Category: Indonesia

  • Interviews

    I have not had particularly good luck over the past week with my interviews.  When they happen they are good and useful.  I am just having a particularly hard time making them happen.  We make a plan for 10, I arrive at 10, but the meeting starts (at the earliest) at 10:45.  Or, something that happens more frequently these days, the meeting doesn’t happen at all and I am told to come back on some other day and time.  Given that it can take hours to get to some of these places, this does not inspire confidence.  Indonesians call their tendency to be late to things jam karet (rubber time), but this trip it’s much more than just being late for things.  Yesterday I learned that a press meeting that I had been personally invited to attend was postponed for two days–only when I arrived at the place where it was to take place.  I’m having revenge fantasies in which I am holding meetings in which I have something that they want, and if they do not arrive precisely on time I tell them to come back later.  Unlikely.

    So yesterday while consoling myself with some tasty West Sumatran food, I had an interesting experience.  The radio was playing a kroncong song that sounded strangely familiar.  (Kroncong is an Indonesian musical style that combines Western and Indonesian styles.  It frequently has a sort of reggae or Hawaiian feel to it, with heavy emphasis on the back beat.)  I thought and thought about why the song sounded so familiar, and then it came to me: it was a downbeat version of "Walk the Line."  Instead of Johnny Cash’s rich bass, the melody was played by an Indonesian flute or whistle.  Cool.

  • Real Indonesian

    I watched a TV program the other day called Binar, which is a compression of the words Bahasa Indonesia Benar, meaning "True Indonesian Language."  It’s sponsored by the Ministry of Education here, and it is aimed at helping Indonesians to learn how to speak their language properly.  It seems to be aimed primarily at teenagers.  It features a very common device in Indonesian cultural propaganda: a well-dressed 50-something woman who speaks slowly, calmly, and knowledgeably as sort of a fountain of information and a symbol of Javanese propriety.  (This is the image that former President Megawati Sukarnoputri presents.)  I don’t know what the program normally deals with, but this time it was about the use of foreign words in common parlance–and how this is a bad thing. 

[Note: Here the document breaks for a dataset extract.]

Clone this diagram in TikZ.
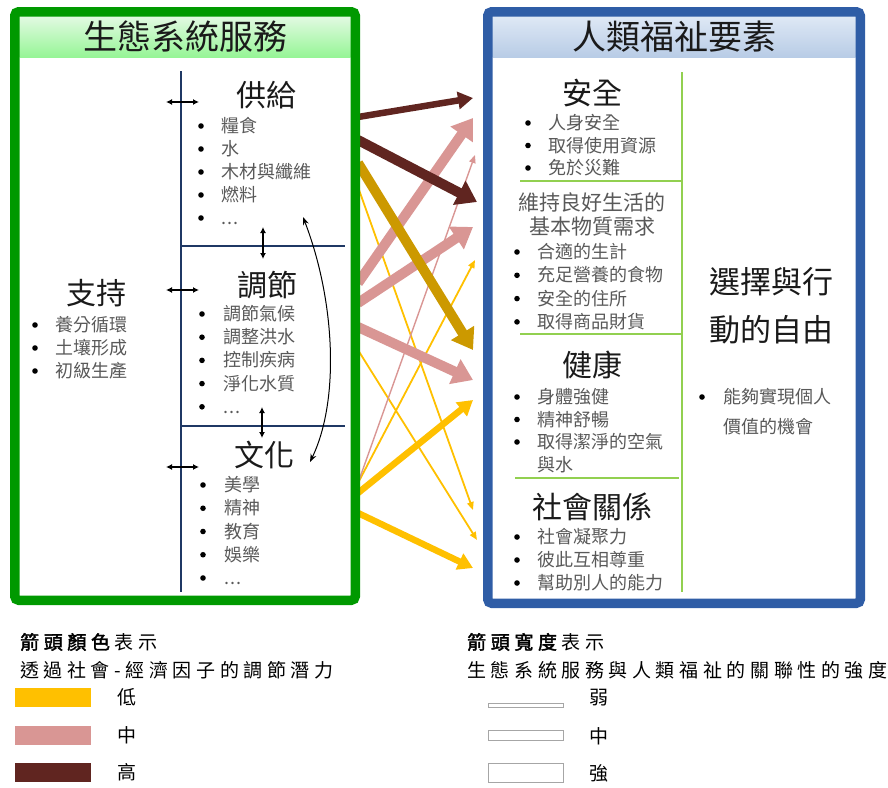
\documentclass[tikz,border=0pt]{standalone}
\usepackage{fontspec}
\newfontfamily\cjk{Noto Sans CJK TC}
\newfontfamily\cjkb[FakeBold=2]{Noto Sans CJK TC}
\usetikzlibrary{arrows.meta}
\definecolor{gbox}{HTML}{009900}
\definecolor{bbox}{HTML}{2F5DA6}
\definecolor{navy}{HTML}{1F3864}
\definecolor{lgreen}{HTML}{92D050}
\definecolor{brownc}{HTML}{602520}
\definecolor{pinkc}{HTML}{D99694}
\definecolor{goldc}{HTML}{CC9900}
\definecolor{yellowc}{HTML}{FFC000}
\definecolor{headc}{HTML}{1A1A1A}
\definecolor{itemc}{HTML}{595959}
\newcommand\tdots{.\kern1pt.\kern1pt.}
\makeatletter
\newcommand\spaced[1]{\@tfor\chr:=#1\do{\chr\kern4.6pt}}
\makeatother
\tikzset{
  ttl/.style={font=\cjk\fontsize{34}{40}\selectfont, text=headc, inner sep=0},
  hd/.style={font=\cjk\fontsize{30}{36}\selectfont, text=headc, inner sep=0},
  hdb/.style={font=\cjk\fontsize{31}{36}\selectfont, text=headc, inner sep=0},
  sub/.style={font=\cjk\fontsize{21}{25}\selectfont, text=itemc, inner sep=0},
  itm/.style={font=\cjk\fontsize{18}{22}\selectfont, text=itemc, inner sep=0, anchor=west, text height=15.5pt, text depth=2.5pt},
  legt/.style={font=\cjk\fontsize{19}{23}\selectfont, text=black, inner sep=0, anchor=west},
  legl/.style={font=\cjk\fontsize{19}{23}\selectfont, text=black, inner sep=0},
  arrS/.style={line width=10pt, -{Triangle[length=20pt,width=26pt]}},
  arrM/.style={line width=6.5pt, -{Triangle[length=15pt,width=17pt]}},
  arrW/.style={line width=1.8pt, -{Triangle[length=8pt,width=6.5pt]}},
  dbl/.style={black, line width=1.3pt, {Latex[length=6pt,width=6pt]}-{Latex[length=6pt,width=6pt]}},
  sepn/.style={navy, line width=2.6pt},
  sepg/.style={lgreen, line width=2.8pt},
}
\newcommand\blist[6]{%
  \foreach \itx [count=\i] in {#6} {%
    \fill[black] (#2,{#4+(\i-1)*#5}) circle[radius=2.8pt];
    \node[itm] (#1\i) at (#3,{#4+(\i-1)*#5}) {\itx};
  }}
\begin{document}
\begin{tikzpicture}[x=1pt,y=-1pt]
\useasboundingbox (0,0) rectangle (888,787);
% headers
\shade[top color={rgb,255:red,226;green,250;blue,226}, bottom color={rgb,255:red,150;green,245;blue,150}] (19.5,16.5) rectangle (350.5,57);
\shade[top color={rgb,255:red,222;green,232;blue,245}, bottom color={rgb,255:red,184;green,204;blue,230}] (492.5,16.5) rectangle (855.5,57);
% connector end points
\coordinate (s1) at (358,117); \coordinate (e1) at (473,98);
\coordinate (s2) at (358,140); \coordinate (e2) at (477,202);
\coordinate (s3) at (358,163); \coordinate (e3) at (473,350);
\coordinate (s4) at (358,187); \coordinate (e4) at (473,510);
\coordinate (s5) at (358,283); \coordinate (e5) at (473,118);
\coordinate (s6) at (358,303); \coordinate (e6) at (473,227);
\coordinate (s7) at (358,327); \coordinate (e7) at (473,380);
\coordinate (s8) at (358,350); \coordinate (e8) at (477,540);
\coordinate (s9) at (358,483); \coordinate (e9) at (475,155);
\coordinate (s10) at (358,483); \coordinate (e10) at (475,260);
\coordinate (s11) at (358,493); \coordinate (e11) at (473,400);
\coordinate (s12) at (358,513); \coordinate (e12) at (473,568);
% arrows
\draw[arrW, yellowc] (s4) -- (e4);
\draw[arrW, yellowc] (s8) -- (e8);
\draw[arrW, yellowc] (s10) -- (e10);
\draw[arrW, pinkc, line width=1.4pt] (s9) -- (e9);
\draw[arrM, yellowc] (s11) -- (e11);
\draw[arrM, yellowc] (s12) -- (e12);
\draw[arrS, pinkc] (s5) -- (e5);
\draw[arrS, pinkc] (s6) -- (e6);
\draw[arrS, goldc] (s3) -- (e3);
\draw[arrS, pinkc] (s7) -- (e7);
\draw[arrS, brownc] (s2) -- (e2);
\draw[arrM, brownc] (s1) -- (e1);
% boxes
\draw[gbox, line width=9.5pt, rounded corners=4pt] (14.75,11.75) rectangle (355.25,600.25);
\draw[bbox, line width=9.5pt, rounded corners=4pt] (487.75,11.75) rectangle (860.25,603.25);
% titles
\node[ttl] (t1) at (185,37) {生態系統服務};
\node[ttl] (t2) at (674,37) {人類福祉要素};
% left separators
\draw[sepn] (181,71) -- (181,592);
\draw[sepn] (181,246) -- (345,246);
\draw[sepn] (181,426) -- (345,426);
% left headings
\node[hd] (gong) at (266,95) {供給};
\node[hd] (tiao) at (267,285) {調節};
\node[hd] (wen) at (264,455) {文化};
\node[hd] (zhi) at (96,293) {支持};
\blist{gl}{201}{221}{126}{23}{糧食,水,木材與纖維,燃料,\tdots}
\blist{tl}{202}{223}{314}{23.2}{調節氣候,調整洪水,控制疾病,淨化水質,\tdots}
\blist{wl}{203}{224}{485}{23.25}{美學,精神,教育,娛樂,\tdots}
\blist{zl}{35}{55}{325}{23}{養分循環,土壤形成,初級生產}
% double arrows
\coordinate (h1a) at (166,102); \coordinate (h1b) at (199,102);
\coordinate (h2a) at (166,290); \coordinate (h2b) at (199,290);
\coordinate (h3a) at (166,467); \coordinate (h3b) at (199,467);
\coordinate (v1a) at (263,227); \coordinate (v1b) at (263,259);
\coordinate (v2a) at (262,407); \coordinate (v2b) at (262,438);
\draw[dbl] (h1a) -- (h1b);
\draw[dbl] (h2a) -- (h2b);
\draw[dbl] (h3a) -- (h3b);
\draw[dbl] (v1a) -- (v1b);
\draw[dbl] (v2a) -- (v2b);
\coordinate (ca) at (303,217); \coordinate (cb) at (310,462);
\draw[black, line width=1pt, {Stealth[length=8pt,width=6pt]}-{Stealth[length=8pt,width=6pt]}] (ca) .. controls (335,300) and (340,400) .. (cb);
% right separators
\draw[sepg] (682,72) -- (682,592);
\draw[sepg] (520,181) -- (682,181);
\draw[sepg] (520,334) -- (682,334);
\draw[sepg] (515,478) -- (679,478);
% right headings
\node[hd] (an) at (592,93) {安全};
\blist{al}{528}{548}{123}{22.5}{人身安全,取得使用資源,免於災難}
\node[sub] (bm1) at (592,202) {維持良好生活的};
\node[sub] (bm2) at (592,227) {基本物質需求};
\blist{bl}{517}{537}{252}{23.3}{合適的生計,充足營養的食物,安全的住所,取得商品財貨}
\node[hd] (jk) at (592,365) {健康};
\blist{jl}{517}{537}{397}{22.5}{身體強健,精神舒暢,取得潔淨的空氣}
\node[itm] (jl4) at (537,465) {與水};
\node[hd] (sh) at (592,507) {社會關係};
\blist{sl}{517}{537}{537}{23}{社會凝聚力,彼此互相尊重,幫助別人的能力}
\node[hdb] (xz1) at (771,282) {選擇與行};
\node[hdb] (xz2) at (771,330) {動的自由};
\fill[black] (702,397) circle[radius=2.8pt];
\node[itm] (nl1) at (723,397) {能夠實現個人};
\node[itm] (nl2) at (723,427) {價值的機會};
% legend left
\node[legt] (lg1) at (20,642) {{\cjkb\spaced{箭頭顏色}}\spaced{表示}};
\node[legt] (lg2) at (20,670) {\spaced{透過社會-經濟因子的調節潛力}};
\fill[yellowc] (15,688) rectangle (91,707);
\fill[pinkc] (15,726) rectangle (91,745);
\fill[brownc] (15,763) rectangle (91,782);
\node[legl] (ll1) at (127,697) {低};
\node[legl] (ll2) at (127,735) {中};
\node[legl] (ll3) at (127,772) {高};
% legend right
\node[legt] (lr1) at (467,642) {{\cjkb\spaced{箭頭寬度}}\spaced{表示}};
\node[legt] (lr2) at (467,670) {\spaced{生態系統服務與人類福祉的關聯性的強度}};
\draw[gray!70, fill=white, line width=0.8pt] (488,703.5) rectangle (563,707);
\draw[gray!70, fill=white, line width=0.8pt] (488,730) rectangle (563,740);
\draw[gray!70, fill=white, line width=0.8pt] (488,763) rectangle (563,782);
\node[legl] (lw1) at (599,698) {弱};
\node[legl] (lw2) at (599,736) {中};
\node[legl] (lw3) at (599,773) {強};
\end{tikzpicture}
\end{document}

    Indonesian is a language which, like English, is well known for its propensity through history for borrowing words from other languages.  Sanskrit, Arabic (and thereby Turkish and Persian), Chinese (mostly Hokkien, some Cantonese), Portuguese, and Dutch have contributed hundreds (if not thousands) of words each to Indonesian.  Currently Indonesian is borrowing words from English, and the program was focused on trying to stop this practice by reminding people of the "proper" Indonesian words for things commonly referred to using English.  It was funny because these proper Indonesian replacements are very transparently recent borrowings from other European languages.

    Some examples, drawn from a mock dialog on planning a wedding:

    email should be pos el (pos was borrowed from the English "post," and el is a short form of "electric")
    calling should be  menelpon (the root of this word is telpon, from "telephone," and the prefix me- has been added as the Indonesian way of turning nouns into verbs)
    by faks should be  melalui faksimile (faksimile from French is distinguished from faks and faksimali from English)
    client should be  klien (the same word borrowed from Dutch a hundred years earlier)
    wedding organizer should be  pengelola pesta pernikahan (pesta was borrowed from the Portuguese fiesta, and means "party"; pernikahan is a abstract noun constructed from the Arabic root nikah, or "wedding")
    office should be  kantor (borrowed from Dutch)

    There were of course a couple of examples of English borrowing that have entirely Indonesian replacements (exhibition = pameran, visitor = tamu, print = cetak, invitation = undangan).  But it was very interesting that the characters on the show kept saying "OK" to signal agreement or understanding.  And they saying that people using English words were attempting to put on airs (gengsi, from the Arabic ghinsi).  In my view, Indonesian, like French or any other language, has no hope of resisting English linguistic imperialism.